The Week that Was in Generative AI

This week has seen a flurry of major announcements in the generative AI space, highlighting the rapid advancements and diverse applications of this transformative technology.

Google Cloud unveiled several significant updates at its Cloud Next 2024 event. The highlight was the introduction of Gemini 1.5 Pro, now available in public preview. This model showcases enhanced performance, especially in long context understanding, and supports multimodal capabilities, enabling innovative applications across various industries.

Additionally, Google announced new AI-powered features for Google Workspace and expanded access to their AI models via Vertex AI, which now supports over 1 million developers​.

Google is rolling out AI-generated overviews to US search results. These overviews provide quick, summarized answers to complex queries by piecing together information from multiple sources. Users can adjust the language and detail level in these overviews to suit their needs.

The process will enable users to “ask your most complex questions, with all the nuances and caveats you have in mind, all in one go,” rather than having to break your question into multiple services, according to a Google blog post.

This feature is powered by a new customized Gemini model, which enhances multi-step reasoning and planning capabilities​. Global rollout will follow later.

OpenAI introduced GPT-4o (the o stands for “omni”) designed to handle multimodal inputs including text, images, and audio.

GPT-4o integrates text, image, and audio processing in a single model. This allows for more versatile applications, such as analysing images and providing detailed textual responses, as well as generating human-like speech from text​.

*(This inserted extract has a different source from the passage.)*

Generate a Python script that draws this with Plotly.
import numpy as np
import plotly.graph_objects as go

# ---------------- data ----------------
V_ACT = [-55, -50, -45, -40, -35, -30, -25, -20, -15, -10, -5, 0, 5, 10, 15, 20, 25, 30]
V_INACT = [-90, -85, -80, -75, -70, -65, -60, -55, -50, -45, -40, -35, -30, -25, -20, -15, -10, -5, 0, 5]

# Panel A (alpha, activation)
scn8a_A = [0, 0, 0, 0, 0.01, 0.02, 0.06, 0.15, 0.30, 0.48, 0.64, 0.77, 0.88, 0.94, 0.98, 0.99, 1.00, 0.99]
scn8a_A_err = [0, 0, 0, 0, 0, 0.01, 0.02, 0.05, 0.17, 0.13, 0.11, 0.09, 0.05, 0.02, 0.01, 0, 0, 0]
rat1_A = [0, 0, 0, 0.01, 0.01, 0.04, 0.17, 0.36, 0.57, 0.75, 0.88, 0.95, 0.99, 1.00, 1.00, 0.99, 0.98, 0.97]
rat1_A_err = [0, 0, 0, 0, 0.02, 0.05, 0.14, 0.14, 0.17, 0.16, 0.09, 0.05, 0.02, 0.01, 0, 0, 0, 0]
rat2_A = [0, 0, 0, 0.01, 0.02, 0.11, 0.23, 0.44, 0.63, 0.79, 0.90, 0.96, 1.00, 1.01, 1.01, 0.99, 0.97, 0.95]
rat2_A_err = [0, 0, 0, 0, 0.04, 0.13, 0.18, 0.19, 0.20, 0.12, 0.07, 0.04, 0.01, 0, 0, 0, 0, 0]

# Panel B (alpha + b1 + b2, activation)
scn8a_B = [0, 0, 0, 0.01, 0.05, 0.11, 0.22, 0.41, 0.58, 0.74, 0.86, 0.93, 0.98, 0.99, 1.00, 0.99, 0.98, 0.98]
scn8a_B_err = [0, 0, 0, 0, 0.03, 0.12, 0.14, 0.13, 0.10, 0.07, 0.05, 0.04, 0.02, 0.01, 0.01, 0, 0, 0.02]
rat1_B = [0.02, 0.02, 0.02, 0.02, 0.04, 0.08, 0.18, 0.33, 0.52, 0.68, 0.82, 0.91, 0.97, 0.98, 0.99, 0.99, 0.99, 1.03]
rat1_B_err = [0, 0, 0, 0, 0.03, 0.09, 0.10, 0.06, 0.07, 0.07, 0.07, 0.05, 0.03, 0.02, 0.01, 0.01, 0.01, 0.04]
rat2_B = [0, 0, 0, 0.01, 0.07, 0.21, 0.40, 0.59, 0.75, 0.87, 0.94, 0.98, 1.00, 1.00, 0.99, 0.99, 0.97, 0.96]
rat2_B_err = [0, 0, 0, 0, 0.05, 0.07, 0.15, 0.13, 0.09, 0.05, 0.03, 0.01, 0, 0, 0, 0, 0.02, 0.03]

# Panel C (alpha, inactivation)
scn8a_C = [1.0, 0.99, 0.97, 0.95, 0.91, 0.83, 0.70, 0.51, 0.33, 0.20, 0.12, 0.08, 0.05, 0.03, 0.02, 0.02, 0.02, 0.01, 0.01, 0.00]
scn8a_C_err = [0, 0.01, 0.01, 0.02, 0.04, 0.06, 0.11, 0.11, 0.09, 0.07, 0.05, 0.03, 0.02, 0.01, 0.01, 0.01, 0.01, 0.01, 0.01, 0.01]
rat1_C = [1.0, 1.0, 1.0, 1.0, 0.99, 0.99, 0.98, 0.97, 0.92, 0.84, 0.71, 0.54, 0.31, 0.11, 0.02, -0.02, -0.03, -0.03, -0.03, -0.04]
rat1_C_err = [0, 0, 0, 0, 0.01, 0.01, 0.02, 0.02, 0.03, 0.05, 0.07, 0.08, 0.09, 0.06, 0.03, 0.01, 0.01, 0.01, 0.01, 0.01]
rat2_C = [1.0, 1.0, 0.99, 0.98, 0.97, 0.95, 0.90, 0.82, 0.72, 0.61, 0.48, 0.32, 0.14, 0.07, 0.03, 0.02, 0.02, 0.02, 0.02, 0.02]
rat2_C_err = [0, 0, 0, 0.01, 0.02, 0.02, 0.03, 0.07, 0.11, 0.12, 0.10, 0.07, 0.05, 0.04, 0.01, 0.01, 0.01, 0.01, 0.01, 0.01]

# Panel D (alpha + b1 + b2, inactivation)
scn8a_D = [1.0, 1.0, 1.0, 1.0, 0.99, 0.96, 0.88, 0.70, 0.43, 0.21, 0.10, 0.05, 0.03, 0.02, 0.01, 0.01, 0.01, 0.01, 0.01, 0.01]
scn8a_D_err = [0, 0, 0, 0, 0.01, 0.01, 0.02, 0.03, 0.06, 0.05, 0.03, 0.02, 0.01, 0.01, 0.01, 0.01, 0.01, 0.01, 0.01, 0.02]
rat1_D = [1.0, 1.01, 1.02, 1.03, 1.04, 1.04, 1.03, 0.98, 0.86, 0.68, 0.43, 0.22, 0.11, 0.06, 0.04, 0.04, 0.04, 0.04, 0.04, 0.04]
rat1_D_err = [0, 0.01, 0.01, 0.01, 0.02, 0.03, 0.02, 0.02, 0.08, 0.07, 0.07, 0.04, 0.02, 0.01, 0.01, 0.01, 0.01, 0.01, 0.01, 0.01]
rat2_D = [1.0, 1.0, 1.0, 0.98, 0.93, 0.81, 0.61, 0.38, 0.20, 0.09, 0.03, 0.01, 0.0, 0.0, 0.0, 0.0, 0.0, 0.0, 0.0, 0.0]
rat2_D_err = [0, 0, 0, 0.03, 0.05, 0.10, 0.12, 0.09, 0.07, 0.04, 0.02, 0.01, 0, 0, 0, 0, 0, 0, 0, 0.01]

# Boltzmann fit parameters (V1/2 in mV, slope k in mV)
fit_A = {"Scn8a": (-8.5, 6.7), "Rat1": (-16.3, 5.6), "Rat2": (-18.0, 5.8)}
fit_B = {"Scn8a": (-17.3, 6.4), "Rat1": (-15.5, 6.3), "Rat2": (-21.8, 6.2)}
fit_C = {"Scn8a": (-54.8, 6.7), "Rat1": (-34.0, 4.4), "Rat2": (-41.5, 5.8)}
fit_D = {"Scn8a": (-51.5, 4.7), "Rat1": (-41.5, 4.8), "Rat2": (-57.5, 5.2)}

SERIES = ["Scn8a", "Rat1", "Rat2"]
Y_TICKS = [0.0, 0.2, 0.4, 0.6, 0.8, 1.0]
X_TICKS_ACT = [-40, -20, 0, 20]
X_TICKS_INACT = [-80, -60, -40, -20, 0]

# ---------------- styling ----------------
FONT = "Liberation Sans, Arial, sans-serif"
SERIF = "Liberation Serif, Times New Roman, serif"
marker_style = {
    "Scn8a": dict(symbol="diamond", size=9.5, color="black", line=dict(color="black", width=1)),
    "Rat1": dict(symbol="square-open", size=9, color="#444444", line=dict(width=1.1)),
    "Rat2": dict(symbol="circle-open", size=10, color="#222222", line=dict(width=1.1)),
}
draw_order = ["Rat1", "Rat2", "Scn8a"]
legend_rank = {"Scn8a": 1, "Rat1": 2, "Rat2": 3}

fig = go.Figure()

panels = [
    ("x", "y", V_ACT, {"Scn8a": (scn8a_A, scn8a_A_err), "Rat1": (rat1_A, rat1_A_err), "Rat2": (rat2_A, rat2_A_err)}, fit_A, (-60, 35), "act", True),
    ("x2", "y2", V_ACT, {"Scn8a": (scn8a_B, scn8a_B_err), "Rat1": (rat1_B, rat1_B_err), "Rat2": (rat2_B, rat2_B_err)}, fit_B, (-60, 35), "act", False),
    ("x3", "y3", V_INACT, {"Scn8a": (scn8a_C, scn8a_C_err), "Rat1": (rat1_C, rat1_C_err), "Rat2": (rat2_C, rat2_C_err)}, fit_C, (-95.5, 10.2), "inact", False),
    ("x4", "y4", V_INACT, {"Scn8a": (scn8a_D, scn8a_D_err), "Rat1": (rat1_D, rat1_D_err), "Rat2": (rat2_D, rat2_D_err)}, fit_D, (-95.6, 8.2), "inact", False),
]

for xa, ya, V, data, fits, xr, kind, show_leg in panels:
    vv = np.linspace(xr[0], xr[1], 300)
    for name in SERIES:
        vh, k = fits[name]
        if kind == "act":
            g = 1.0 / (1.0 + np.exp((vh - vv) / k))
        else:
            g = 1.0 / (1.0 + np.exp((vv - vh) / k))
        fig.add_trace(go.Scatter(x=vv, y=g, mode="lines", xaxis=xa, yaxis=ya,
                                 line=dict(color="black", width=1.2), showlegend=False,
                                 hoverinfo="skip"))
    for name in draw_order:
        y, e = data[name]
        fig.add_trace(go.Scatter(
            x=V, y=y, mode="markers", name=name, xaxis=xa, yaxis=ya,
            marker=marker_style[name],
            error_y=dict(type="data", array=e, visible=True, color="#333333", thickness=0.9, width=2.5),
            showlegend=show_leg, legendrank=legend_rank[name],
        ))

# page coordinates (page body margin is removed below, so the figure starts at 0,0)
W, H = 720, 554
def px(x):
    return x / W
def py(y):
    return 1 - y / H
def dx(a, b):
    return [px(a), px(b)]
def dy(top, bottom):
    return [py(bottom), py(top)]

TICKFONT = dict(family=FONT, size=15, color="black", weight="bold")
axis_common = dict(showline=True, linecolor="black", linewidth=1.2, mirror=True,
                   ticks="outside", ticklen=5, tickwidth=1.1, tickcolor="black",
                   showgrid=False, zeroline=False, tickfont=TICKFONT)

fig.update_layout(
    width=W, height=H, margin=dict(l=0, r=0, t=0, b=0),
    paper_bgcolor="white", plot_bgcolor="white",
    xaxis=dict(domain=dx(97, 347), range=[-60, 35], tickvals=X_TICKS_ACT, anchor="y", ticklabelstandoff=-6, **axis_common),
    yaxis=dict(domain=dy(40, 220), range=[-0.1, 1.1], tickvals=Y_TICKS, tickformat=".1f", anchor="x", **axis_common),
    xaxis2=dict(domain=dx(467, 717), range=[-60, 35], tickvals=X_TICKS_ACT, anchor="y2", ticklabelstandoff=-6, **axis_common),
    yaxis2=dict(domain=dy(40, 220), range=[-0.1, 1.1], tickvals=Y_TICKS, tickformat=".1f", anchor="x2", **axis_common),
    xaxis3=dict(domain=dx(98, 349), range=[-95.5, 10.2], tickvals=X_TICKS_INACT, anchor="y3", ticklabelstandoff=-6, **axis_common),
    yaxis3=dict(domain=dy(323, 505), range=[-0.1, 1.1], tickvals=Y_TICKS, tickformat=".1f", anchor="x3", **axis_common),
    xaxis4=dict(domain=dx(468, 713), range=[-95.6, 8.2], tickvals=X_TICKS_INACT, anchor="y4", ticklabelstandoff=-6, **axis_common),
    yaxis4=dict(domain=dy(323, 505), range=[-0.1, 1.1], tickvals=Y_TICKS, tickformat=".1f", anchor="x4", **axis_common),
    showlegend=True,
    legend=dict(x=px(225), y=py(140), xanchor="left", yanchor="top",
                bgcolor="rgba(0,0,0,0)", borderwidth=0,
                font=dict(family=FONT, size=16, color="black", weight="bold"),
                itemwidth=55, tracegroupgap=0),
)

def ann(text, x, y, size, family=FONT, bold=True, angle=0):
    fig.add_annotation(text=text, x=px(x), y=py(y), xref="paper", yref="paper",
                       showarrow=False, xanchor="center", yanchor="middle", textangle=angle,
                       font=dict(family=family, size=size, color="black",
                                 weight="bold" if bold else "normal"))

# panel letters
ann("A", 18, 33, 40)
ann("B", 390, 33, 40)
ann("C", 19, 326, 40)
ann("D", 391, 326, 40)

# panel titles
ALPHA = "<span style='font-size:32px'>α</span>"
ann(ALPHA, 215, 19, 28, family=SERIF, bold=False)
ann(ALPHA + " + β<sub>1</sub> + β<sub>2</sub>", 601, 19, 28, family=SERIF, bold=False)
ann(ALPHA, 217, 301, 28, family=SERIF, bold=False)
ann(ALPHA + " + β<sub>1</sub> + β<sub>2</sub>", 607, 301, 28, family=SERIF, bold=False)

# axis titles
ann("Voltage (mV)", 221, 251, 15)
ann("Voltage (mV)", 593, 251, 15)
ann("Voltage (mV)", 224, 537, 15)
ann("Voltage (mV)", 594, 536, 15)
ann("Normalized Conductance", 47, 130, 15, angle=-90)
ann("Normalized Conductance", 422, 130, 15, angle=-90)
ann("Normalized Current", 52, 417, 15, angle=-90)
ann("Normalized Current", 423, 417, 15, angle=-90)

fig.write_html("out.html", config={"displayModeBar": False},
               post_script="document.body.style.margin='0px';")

OpenAI has introduced new fine-tuning capabilities for GPT-4o, which will enable independent developers to incorporate ChatGPT 4o into other products. This includes the ability to create custom actions and integrate external APIs to enhance the functionality of the AI assistant.

OpenAI also introduced GPT-4 Turbo, a new version of their language model that includes a larger 128K context window and lower pricing. This model also supports image inputs, enabling use cases like generating captions and analysing real-world images.

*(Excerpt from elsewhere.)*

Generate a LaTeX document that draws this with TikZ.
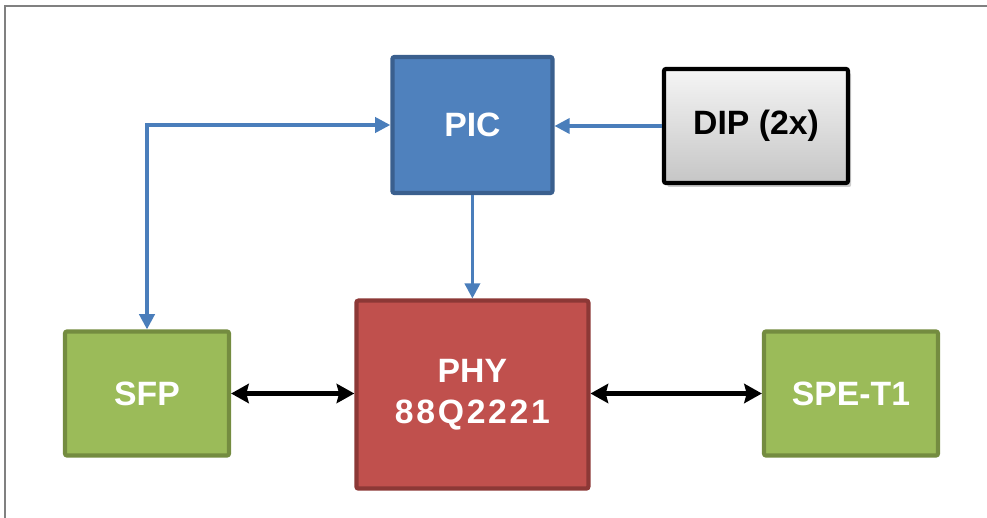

ChatGPT now supports voice interactions and image inputs. The voice capability, powered by a new text-to-speech model, allows users to generate human-like audio. The image feature enables users to discuss images and use a drawing tool for more detailed interactions. These capabilities are being gradually rolled out to ensure safety and effectiveness​.

Amazon Web Services (AWS) launched Amazon Bedrock Studio, a new generative AI development environment, in public preview. This platform is designed to accelerate the creation of AI applications by offering tools for rapid prototyping and deployment. AWS also expanded its Titan family of models with the new Titan Text Premier, enhancing capabilities for text-based generative AI applications.

A new study by the IBM Institute for Business Value found that surveyed CEOs are facing workforce, culture and governance challenges as they act quickly to implement and scale generative AI across their organizations.

The annual global study* of 3,000 CEOs from over 30 countries and 26 industries found that 64% of those surveyed say succeeding with generative AI will depend more on people’s adoption than the technology itself. However, 61% of respondents say they are pushing their organization to adopt generative AI more quickly than some people are comfortable with.

Also this week in AI, eight prominent US newspapers, including the New York Daily News, Chicago Tribune and Orlando Sentinel, sued OpenAI and Microsoft for copyright infringement relating to the companies' use of generative AI tech. They, like The New York Times in its ongoing lawsuit against OpenAI, accuse OpenAI and Microsoft of scraping their IP without permission or compensation to build and commercialize generative models such as GPT-4.

“We’ve spent billions of dollars gathering information and reporting news at our publications, and we can’t allow OpenAI and Microsoft to expand the big tech playbook of stealing our work to build their own businesses at our expense,” Frank Pine, the executive editor overseeing the newspapers, said in a statement.